SMUD began looking in late 2011 for a tool to help make sense of data being generated by the new smarter technology. At that time there were a number of information management products available, but what made Space-Time Insight attractive was its use of geospatial tools to help correlate information. This lets users see what usage, transmission line and even weather conditions are in different locations, to help plan for and respond to loads and demand.
The SI Server accepts data feeds from existing sensors in the grid, meters and in-SCADA systems. It produces charts, tables and visualizations of both real-time conditions and historical trends. This is the backbone of the distribution operations center, where the data can be displayed on a 30-foot by 8-foot video wall as well as on users’ desktops.
“It doesn’t store any data,” Ehrlich said. The system already has its own storage, which the server can draw on as needed for historical data.
The system provides some data and views out of the box, but it is configured to customers’ specific needs and took about six months to become fully functional. The operators, “the ones who are most interested in keeping the lights on,” were the first users of the system, Greenhalgh said. They are most interested in current conditions rather than trends, but other departments began finding ways to use historical data and analytics to help with planning.

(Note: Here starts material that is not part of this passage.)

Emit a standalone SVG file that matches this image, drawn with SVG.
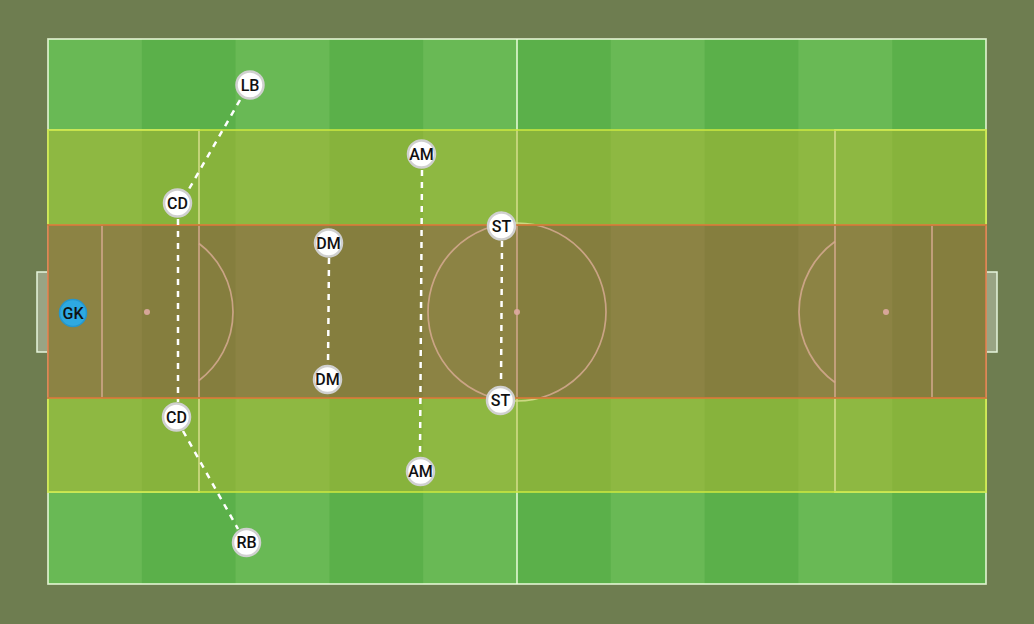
<svg xmlns="http://www.w3.org/2000/svg" width="1034" height="624" viewBox="0 0 1034 624">
  <defs>
    <pattern id="stripes" patternUnits="userSpaceOnUse" x="48" y="0" width="187.6" height="624">
      <rect x="0" y="0" width="93.8" height="624" fill="#69b955"/>
      <rect x="93.8" y="0" width="93.8" height="624" fill="#5bb04a"/>
    </pattern>
  </defs>
  <style>
    .line { fill: none; stroke: #f0ffe0; stroke-opacity: 0.85; stroke-width: 1.7; }
    .spot { fill: #ffffff; fill-opacity: 0.9; }
    .goal { fill: #ffffff; fill-opacity: 0.3; stroke: #e6f5dc; stroke-width: 1.5; }
    .zone-y { fill: rgb(189,183,45); fill-opacity: 0.45; stroke: #c8e640; stroke-width: 2; stroke-opacity: 0.8; }
    .zone-r { fill: rgb(183,67,49); fill-opacity: 0.45; stroke: #d0703a; stroke-width: 2; stroke-opacity: 0.8; }
    .link { fill: none; stroke: #ffffff; stroke-width: 2.5; stroke-dasharray: 6 6; }
    .player circle { fill: #ffffff; stroke: #d0d0d0; stroke-width: 2.5; }
    .player text, .gk text { font-family: Roboto, "Liberation Sans", Arial, sans-serif; font-size: 16px; font-weight: 500; text-anchor: middle; fill: #111111; }
    .gk circle { fill: #2ea9e1; stroke: #2596cc; stroke-width: 1.5; }
  </style>

  <!-- background -->
  <rect x="0" y="0" width="1034" height="624" fill="#6e7d50"/>

  <g id="pitch">
    <rect x="48" y="39" width="938" height="545" fill="url(#stripes)"/>
    <!-- markings -->
    <rect class="line" x="48" y="39" width="938" height="545"/>
    <line class="line" x1="517" y1="39" x2="517" y2="584"/>
    <circle class="line" cx="517" cy="312" r="89"/>
    <circle class="spot" cx="517" cy="312" r="3"/>
    <rect class="line" x="48" y="130" width="151" height="362"/>
    <rect class="line" x="48" y="225" width="54" height="173"/>
    <circle class="spot" cx="147" cy="312" r="3"/>
    <path class="line" d="M199,243.5 A86,86 0 0 1 199,380.5"/>
    <rect class="line" x="835" y="130" width="151" height="362"/>
    <rect class="line" x="932" y="225" width="54" height="173"/>
    <circle class="spot" cx="886" cy="312" r="3"/>
    <path class="line" d="M835,241.5 A87,87 0 0 0 835,382.5"/>
    <rect class="goal" x="37" y="272" width="11" height="80"/>
    <rect class="goal" x="986" y="272" width="11" height="80"/>
  </g>

  <g id="zones">
    <rect class="zone-y" x="48" y="130" width="938" height="95"/>
    <rect class="zone-y" x="48" y="398" width="938" height="94"/>
    <rect class="zone-r" x="48" y="225" width="938" height="173"/>
  </g>

  <g id="connectors">
    <line class="link" x1="240" y1="100" x2="189" y2="189"/>
    <line class="link" x1="178" y1="219" x2="178" y2="402"/>
    <line class="link" x1="183" y1="431" x2="238" y2="529"/>
    <line class="link" x1="329" y1="258" x2="328" y2="365"/>
    <line class="link" x1="422" y1="170" x2="420" y2="457"/>
    <line class="link" x1="502" y1="241" x2="501" y2="385"/>
  </g>

  <g id="gk" class="gk"><circle cx="73" cy="313" r="13.5"/><text x="73" y="318.5">GK</text></g>
  <g id="lb" class="player"><circle cx="250" cy="85" r="13.5"/><text x="250" y="90.5">LB</text></g>
  <g id="cd1" class="player"><circle cx="177.5" cy="203" r="13.5"/><text x="177.5" y="208.5">CD</text></g>
  <g id="cd2" class="player"><circle cx="176.5" cy="417" r="13.5"/><text x="176.5" y="422.5">CD</text></g>
  <g id="rb" class="player"><circle cx="246.5" cy="542.5" r="13.5"/><text x="246.5" y="548">RB</text></g>
  <g id="dm1" class="player"><circle cx="328.5" cy="243" r="13.5"/><text x="328.5" y="248.5">DM</text></g>
  <g id="dm2" class="player"><circle cx="327.5" cy="379.5" r="13.5"/><text x="327.5" y="385">DM</text></g>
  <g id="am1" class="player"><circle cx="421.5" cy="154" r="13.5"/><text x="421.5" y="159.5">AM</text></g>
  <g id="am2" class="player"><circle cx="420.5" cy="471.5" r="13.5"/><text x="420.5" y="477">AM</text></g>
  <g id="st1" class="player"><circle cx="501.5" cy="226" r="13.5"/><text x="501.5" y="231.5">ST</text></g>
  <g id="st2" class="player"><circle cx="500.5" cy="400.5" r="13.5"/><text x="500.5" y="406">ST</text></g>
</svg>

City designers can see what loads on specific transformers are over time to help with neighborhood planning and locating new feeder lines. The maintenance department can use the data to see where work has been done, where it needs to be done next, where crews are in the field at the moment and where they need to be to prepare for current or expected conditions.
The data also is being used to plan for the growth in use of electric vehicles. Demographic data can help determine where owners are likely to live, work and travel so that demand can be anticipated and loads can be balanced.
At this point, grid data management systems still are maturing, but they have the potential to be a robust tool in making systems more efficient, Greenhalgh said. Early adopters such as SMUD are helping to refine the tools for the industry.